Michael Schneider, Managing Director at INTREAL, commented: “Given the further growth of our assets under administration by over one-and-a-half billion euros, while also considering the robust demand for the services of INTREAL Luxembourg and INTREAL Solutions as well as the capacity of our staff to provide these, our financial year to date has been off to a successful start. The many challenges that define the current market environment make it all the more reassuring for us to see that we managed to maintain our growth course throughout the first three months of 2003. Notwithstanding the fact that transaction activities in general took a nosedive, we achieved a net increase by 78 properties for the funds administrated by us. In other words, the rapid rise in market interest rates did not stall the market altogether, and some high net worth investors and funds are already anticipating a sweet spot for acquisitions within the investment cycle. But on the whole, there are few attractive standing properties on the market at present, and even fewer suitable new-build developments. The situation is not about to change in the foreseeable future. Property asset holders with a modern, risk-diversified real estate inventory that has proven crisis-resilient in recent years generally tend to benefit from the low debt financing conditions granted for the long term in recent years – especially when combined with low overall debt capital ratios, high vacancy rates and significant recent rent hikes and the associated stable cash-on-cash returns. As a result of the effectively stalled construction of new buildings, the supply of modern and ESG compliant properties could actually remain very limited for a long period of time. What is currently a buyer’s market could therefore quickly turn into a seller's market in the medium term, especially when you consider the growing scarcity of assets on the market that are suitable for fund purposes.”

Partner Funds Remain the Largest Business Unit, ahead of AIFM Services

Although the number of funds administrated in the partner funds segment decreased by four funds, which are either going through their scheduled wind-up or else had their launch date postponed, in the course of the first quarter of 2023, the partner funds unit accounted for a total of 156 administrated funds and thus remained the larger of the two main business divisions of INTREAL. The assets under administration (AuA) in the partner funds segment approximated 34.6 billion euros as of 31 March 2023 and thus accounted for about 54 percent of the total AuA of c. 63.7 billion euros. Compared to the total reported at the end of the previous financial year, the AuA in the partner funds segment grew by nearly one billion euros. In its partner funds division, the third-party AIFM offers every kind of service relating to the launching and administrating of alternative investment funds (AIF) to asset managers and property developers who have no AIFM licenses of their own, among other clients.
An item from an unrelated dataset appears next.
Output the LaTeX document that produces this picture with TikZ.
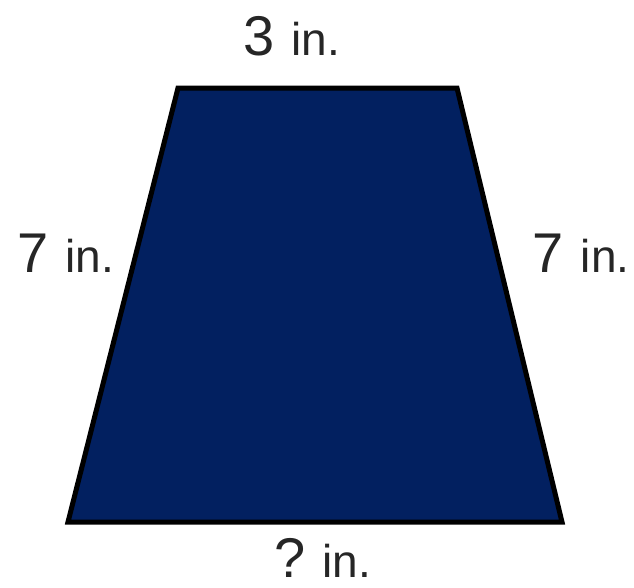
\documentclass[tikz,border=0pt]{standalone}
\usepackage{fontspec}
\setmainfont{Liberation Sans}
\definecolor{navy}{RGB}{2,32,96}
\tikzset{
  shapefill/.style={fill=navy, draw=black, line width=5pt, line join=miter},
  lbl/.style={anchor=base, inner sep=0pt, text=black!85}
}
\newcommand{\meas}[1]{\fontsize{56}{60}\selectfont #1\hspace{17pt}{\fontsize{46}{50}\selectfont in.}}
\begin{document}
\begin{tikzpicture}[x=1pt,y=-1pt]
  \useasboundingbox (0,0) rectangle (634,587);
  \coordinate (tl) at (178,88);
  \coordinate (tr) at (457,88);
  \coordinate (br) at (562,522);
  \coordinate (bl) at (68,522);
  \draw[shapefill] (tl) -- (tr) -- (br) -- (bl) -- cycle;
  \node[lbl] (top) at (292,55) {\meas{3}};
  \node[lbl] (left) at (65.5,272) {\meas{7}};
  \node[lbl] (right) at (581,272) {\meas{7}};
  \node[lbl] (bottom) at (323,577) {\meas{?}};
\end{tikzpicture}
\end{document}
For AIFM services, which is the second main business unit of INTREAL, the AuA total grew by over 0.6 billion euros to c. 29.1 billion euros during the first quarter of 2023, which equals around 46 percent of the total AuA of INTREAL. In the AIFM services division, INTREAL provides services on behalf of other licensed AIF management companies, including complex administrative tasks like reporting, controlling (management accounting), fund accounting or equity investment management and risk management. The number of funds under the company’s management in the AIFM services unit increased by one to a total of now 138 during the first quarter of 2023.